Standard reports in GA4 offer pre-defined views of your data, covering broad categories like acquisition or engagement. A custom dashboard, however, allows you to hand-pick specific cards (metrics and dimensions) that directly address your unique business questions, presenting them in a single, consolidated view for quick analysis and decision-making, rather than requiring you to navigate through multiple reports.
How frequently should I review my marketing dashboard?
For most marketing teams, a weekly review is ideal. This cadence allows you to spot trends, react to campaign performance, and identify issues without getting bogged down in daily fluctuations. However, during critical periods like a new product launch or a major sale, daily checks (especially on the Realtime card) are highly recommended.
Can I share my GA4 custom dashboard with people who don’t have GA4 access?
Yes, you can schedule automated email deliveries of your custom dashboard, which will send a PDF or CSV attachment of the report directly to their inbox. This is an excellent way to keep stakeholders informed who may not need direct GA4 access.
What if my conversion data isn’t showing up correctly on the dashboard?
First, verify that your conversion events are correctly configured and firing within GA4’s “Events” section (Admin > Events). Check the “DebugView” to see events in real-time. If events are firing but not showing as conversions, ensure they are marked as “Mark as conversion” in the Events list. Incorrect implementation of your GA4 tag or Google Tag Manager rules is a common culprit.

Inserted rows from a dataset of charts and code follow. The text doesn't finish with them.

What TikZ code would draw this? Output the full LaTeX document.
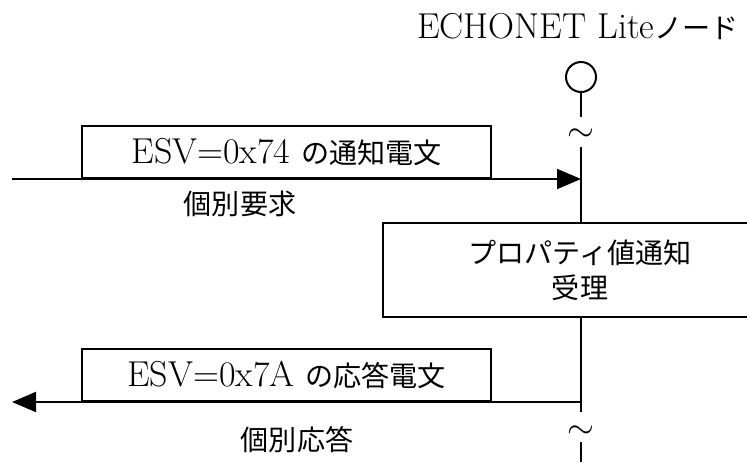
\documentclass[tikz,border=0pt]{standalone}
\usepackage{fontspec}
\newfontfamily\jp{Noto Sans CJK JP}[Scale=0.78]
\usetikzlibrary{arrows.meta}
\tikzset{
  px/.style={x=0.5pt,y=-0.5pt},
  lifeline/.style={line width=1pt},
  msgbox/.style={draw,line width=1pt,fill=white,inner sep=0pt,minimum width=204.5pt,minimum height=26pt,anchor=south west},
  procbox/.style={draw,line width=1pt,fill=white,inner sep=0pt,minimum width=197pt,minimum height=47pt,align=center},
  msgarrow/.style={line width=1pt,-{Triangle[length=12pt,width=10pt]}},
  lbl/.style={inner sep=0pt},
  wave/.style={inner sep=0pt,font=\fontsize{19}{20}\selectfont}
}
\begin{document}
\begin{tikzpicture}[px,font=\fontsize{18}{16.5}\selectfont]
\useasboundingbox (0,0) rectangle (747,462);
\begin{scope}
\clip (0,0) rectangle (747,462);
\fill[white] (0,0) rectangle (747,462);
% title and head
\node[lbl] (title) at (578,27) {ECHONET Lite{\jp ノード}};
\node[draw,circle,line width=1pt,minimum size=15pt,inner sep=0pt] (head) at (581,77) {};
\node[wave] (t1) at (581,135) {$\sim$};
\node[wave] (t2) at (581,432) {$\sim$};
\coordinate (a1) at (581,117);
\coordinate (a2) at (581,147);
\coordinate (a3) at (581,412);
\coordinate (a4) at (581,442);
\coordinate (a5) at (581,462);
\draw[lifeline] (head.south) -- (a1);
\draw[lifeline] (a2) -- (a3);
\draw[lifeline] (a4) -- (a5);
% request
\coordinate (reqL) at (12,179);
\coordinate (reqR) at (581,179);
\draw[msgarrow] (reqL) -- (reqR);
\node[msgbox] (req) at (81,179) {ESV=0x74 {\jp の通知電文}};
\node[lbl] (reqlbl) at (240,204) {\jp 個別要求};
% process
\node[procbox] (proc) at (580,270) {{\jp プロパティ値通知}\\[1pt]{\jp 受理}};
% response
\coordinate (resR) at (581,402);
\coordinate (resL) at (12,402);
\draw[msgarrow] (resR) -- (resL);
\node[msgbox] (res) at (81,402) {ESV=0x7A {\jp の応答電文}};
\node[lbl] (reslbl) at (297,440) {\jp 個別応答};
\end{scope}
\end{tikzpicture}
\end{document}
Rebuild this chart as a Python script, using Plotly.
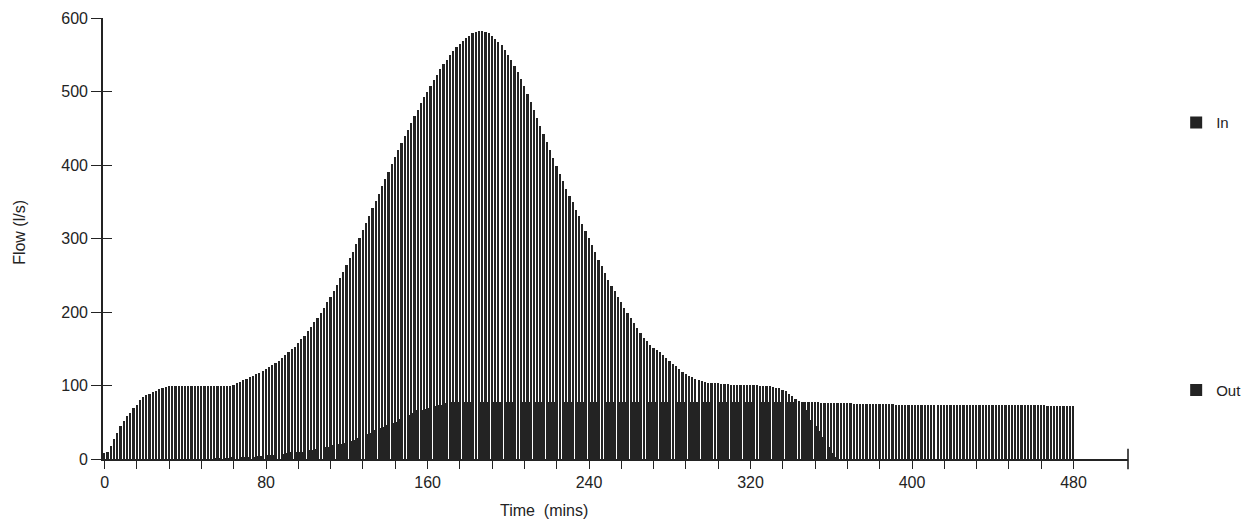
import plotly.graph_objects as go

# Flow (l/s), one value every 1.6 minutes from t = 0 to t = 480
inflow = [
    8, 10, 18, 27, 36, 45, 52, 58, 63, 69,
    74, 80, 84, 87, 89, 91, 93, 95, 97, 98,
    99, 100, 100, 100, 100, 100, 100, 100, 100, 100,
    100, 100, 100, 100, 100, 100, 100, 100, 100, 100,
    101, 103, 105, 107, 109, 111, 113, 115, 117, 120,
    122, 125, 128, 131, 134, 137, 141, 145, 149, 153,
    158, 163, 168, 174, 180, 186, 192, 199, 206, 213,
    221, 229, 237, 246, 255, 264, 273, 282, 292, 301,
    311, 321, 331, 341, 351, 361, 371, 381, 391, 401,
    411, 420, 430, 439, 448, 457, 466, 475, 484, 492,
    500, 508, 516, 523, 530, 537, 543, 549, 555, 560,
    565, 569, 573, 576, 579, 581, 582, 582, 581, 579,
    576, 572, 568, 563, 557, 550, 543, 535, 526, 517,
    507, 497, 486, 475, 464, 453, 442, 431, 420, 409,
    398, 388, 378, 368, 358, 349, 339, 330, 320, 310,
    301, 291, 281, 271, 262, 253, 244, 236, 228, 220,
    213, 206, 199, 192, 185, 178, 171, 165, 160, 155,
    151, 148, 145, 141, 137, 133, 129, 126, 122, 119,
    116, 113, 111, 109, 107, 106, 105, 104, 104, 103,
    103, 102, 102, 102, 101, 101, 101, 101, 101, 101,
    101, 101, 101, 100, 100, 100, 99, 98, 97, 96,
    94, 92, 89, 86, 82, 79, 78, 77, 77, 77,
    77, 77, 76, 76, 76, 76, 76, 76, 76, 76,
    76, 76, 75, 75, 75, 75, 75, 75, 75, 75,
    75, 75, 75, 75, 75, 74, 74, 74, 74, 74,
    74, 74, 74, 74, 74, 74, 74, 74, 74, 74,
    74, 74, 74, 73, 73, 73, 73, 73, 73, 73,
    73, 73, 73, 73, 73, 73, 73, 73, 73, 73,
    73, 73, 73, 73, 73, 73, 73, 73, 73, 73,
    73, 73, 72, 72, 72, 72, 72, 72, 72, 72,
    72,
]

outflow = [
    0, 0, 0, 0, 0, 0, 0, 0, 0, 0,
    0, 0, 0, 0, 0, 0, 0, 0, 0, 0,
    0, 0, 0, 0, 0, 0, 0, 0, 0, 0,
    0, 0, 0, 0, 1, 1, 1, 1, 1, 2,
    2, 2, 2, 3, 3, 3, 3, 4, 4, 4,
    5, 5, 6, 6, 7, 7, 8, 8, 9, 9,
    10, 10, 11, 12, 12, 13, 14, 15, 16, 17,
    18, 19, 20, 21, 22, 23, 24, 26, 28, 30,
    32, 34, 36, 38, 40, 42, 44, 46, 48, 49,
    51, 54, 56, 58, 60, 62, 64, 66, 67, 68,
    70, 71, 72, 73, 74, 75, 76, 77, 77, 78,
    78, 78, 78, 78, 78, 78, 78, 78, 78, 78,
    78, 78, 78, 78, 78, 78, 78, 78, 78, 78,
    78, 78, 78, 78, 78, 78, 78, 78, 78, 78,
    78, 78, 78, 78, 78, 78, 78, 78, 78, 78,
    78, 78, 78, 78, 78, 78, 78, 78, 78, 78,
    78, 78, 78, 78, 78, 78, 78, 78, 78, 78,
    78, 78, 78, 78, 78, 78, 78, 78, 78, 78,
    78, 78, 78, 78, 78, 78, 78, 78, 78, 78,
    78, 78, 78, 78, 78, 78, 78, 78, 78, 78,
    78, 78, 78, 78, 78, 78, 78, 78, 78, 78,
    78, 78, 78, 78, 78, 78, 77, 67, 60, 53,
    45, 38, 30, 23, 16, 8, 3, 0, 0, 0,
    0, 0, 0, 0, 0, 0, 0, 0, 0, 0,
    0, 0, 0, 0, 0, 0, 0, 0, 0, 0,
    0, 0, 0, 0, 0, 0, 0, 0, 0, 0,
    0, 0, 0, 0, 0, 0, 0, 0, 0, 0,
    0, 0, 0, 0, 0, 0, 0, 0, 0, 0,
    0, 0, 0, 0, 0, 0, 0, 0, 0, 0,
    0, 0, 0, 0, 0, 0, 0, 0, 0, 0,
    0,
]

time_step_min = 1.6
times = [round(i * time_step_min, 1) for i in range(len(inflow))]

series_names = ["In", "Out"]
y_tick_vals = [0, 100, 200, 300, 400, 500, 600]
x_minor_step = 16
x_label_vals = [0, 80, 160, 240, 320, 400, 480]
x_tick_vals = list(range(0, 481, x_minor_step))
x_tick_text = [str(v) if v in x_label_vals else "" for v in x_tick_vals]

INK = "#232323"
FONT = "Liberation Sans, Arial, sans-serif"

fig = go.Figure()
fig.add_trace(go.Bar(x=times, y=inflow, width=0.85, name=series_names[0],
                     marker=dict(color=INK, line=dict(width=0)), legendgroup="a"))
fig.add_trace(go.Bar(x=times, y=outflow, width=1.45, name=series_names[1],
                     marker=dict(color=INK, line=dict(width=0)), legendgroup="b"))
# invisible trace so the overlay axis (inner tick halves) is drawn
fig.add_trace(go.Scatter(x=[0], y=[0], yaxis="y2", mode="markers",
                         marker=dict(opacity=0), showlegend=False, hoverinfo="skip"))

fig.update_layout(
    width=1245, height=529, autosize=False,
    margin=dict(l=103, r=117, t=18, b=70, autoexpand=False),
    paper_bgcolor="white", plot_bgcolor="white",
    barmode="overlay", bargap=0,
    font=dict(family=FONT, color=INK, size=15),
    showlegend=True,
    legend=dict(x=1.047, y=0.80, xanchor="left", yanchor="top",
                tracegroupgap=245, font=dict(size=15, color=INK),
                bgcolor="rgba(0,0,0,0)", traceorder="grouped"),
    xaxis=dict(range=[-0.8, 507], tickmode="array", tickvals=x_tick_vals,
               ticktext=x_tick_text, ticks="outside", ticklen=8, tickwidth=1.4,
               tickcolor=INK, showline=True, linecolor=INK, linewidth=1.6,
               showgrid=False, zeroline=False, tickfont=dict(size=16, color=INK)),
    yaxis=dict(range=[0, 600], tickmode="array", tickvals=y_tick_vals,
               ticks="outside", ticklen=10, tickwidth=1.4, tickcolor=INK,
               showline=True, linecolor=INK, linewidth=1.6, showgrid=False,
               zeroline=False, tickfont=dict(size=16, color=INK)),
    yaxis2=dict(range=[0, 600], overlaying="y", side="left", tickmode="array",
                tickvals=y_tick_vals, ticks="inside", ticklen=9, tickwidth=1.4,
                tickcolor=INK, showticklabels=False, showline=False,
                showgrid=False, zeroline=False),
    annotations=[
        dict(text="Flow (l/s)", xref="paper", yref="paper", x=-0.081, y=0.515,
             xanchor="center", yanchor="middle",
             textangle=-90, showarrow=False, font=dict(size=16, color=INK)),
        dict(text="Time\u00a0 (mins)", xref="paper", yref="paper", x=0.430, y=-0.116,
             xanchor="center", yanchor="middle",
             showarrow=False, font=dict(size=16, color=INK)),
    ],
    shapes=[
        dict(type="line", xref="paper", yref="paper", x0=1, x1=1, y0=-0.023, y1=0.023,
             line=dict(color=INK, width=1.6)),
    ],
)

fig.write_html("out.html", config={"displayModeBar": False},
               post_script="document.body.style.margin='0';")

Is it possible to integrate data from other platforms (like Google Ads or Meta Ads) into a GA4 custom dashboard?
While GA4 natively integrates beautifully with other Google products like Google Ads, directly pulling detailed data from non-Google platforms (like Meta Ads) into a GA4 custom dashboard isn’t a direct feature within the GA4 UI. For a truly unified dashboard across all platforms, you’d typically export GA4 data to a data warehousing solution like Google BigQuery and then visualize it using a tool like Looker Studio.